Carbon credits from forests were first sold in the UK in 2014, but other regions including the EU, New Zealand, South Korea, and parts of the United States have set up systems for trading carbon emissions. The world’s largest national carbon emitter, China, is set to launch its emissions trading scheme in mid-2021.
“We are looking very hard at the carbon credit market and there are two areas of carbon credits in the world that have a respected and regulated framework. One is New Zealand, and the other one is California,” notes Dalwood.

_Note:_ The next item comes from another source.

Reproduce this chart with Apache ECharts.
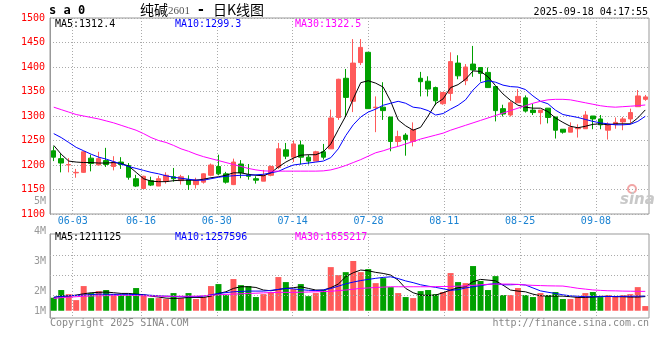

Some investment managers have already entered these nascent markets. One is Hancock Natural Resource Group (HNRG), which manages USD10 billion timberland investments in Australia, Canada, Chile, New Zealand and the United States for institutional investors, and has sold more than 6.1 million metric tonnes of carbon credits since inception in 1985.
However, Gresham House’s UK forestry is commercial woodland, grown for timber rather than for carbon storage. Commercial woodland is planted with Sitka spruce, a species that is well-suited to house-building and grows quickly in the UK, but may not store as much carbon as broadleaf woodland.
The UK forestry market rose to its highest ever traded value at over GBP200 million in 2020, rising by 58 per cent over the year according to a study by John Clegg & Co and forestry management company Tilhill. Prices for woodland property rose in response to low interest rates, uncertain prospects for other asset classes, and the rise of sustainable investing and decarbonisation targets set by the government.
Forestry demand is related to investors' ongoing search for yield, which has seen allocations increase across the whole gamut of alternative assets, including private equity, renewable energy, and real assets.
“Over the last 10 years, increasingly asset classes which were not perceived as institutional in nature are now viewed as either normal or increasingly normal,” says Dalwood.
Institutional allocations toward alternative assets have skyrocketed over this period, and Dalwood says institutions often allocate between “10 and 20 per cent, and some institutions are 30+” toward alternative assets. A recent survey of institutional investors by Commonfund Capital found that allocations towards alternative assets in private markets are set to rise even higher in 2021.
At the same time, sustainable investing continues to explode, and Dalwood says that Gresham House is looking to achieve a “double bottom-line” for clients by delivering both financial and social returns in 2021. Gresham House has investment strategies covering renewable energies, sustainable infrastructure, housing, public and private equity.
“I don't think there will be anything that's non ESG anymore, everything that comes to market now we'll have to go under the microscope,” says Dalwood.
Gresham House is targeting growth across its various asset classes over 2021, including by expanding capabilities in wind and solar renewable energy, battery storage, social housing and sustainable infrastructure funds.
Dalwood is optimistic in his outlook for the year ahead: “I expect financial returns to continue to be robust because of the zero-interest rate environment, and also the political agenda and aspirations will mean that these sustainability aspects of timber will come increasingly to the fore.”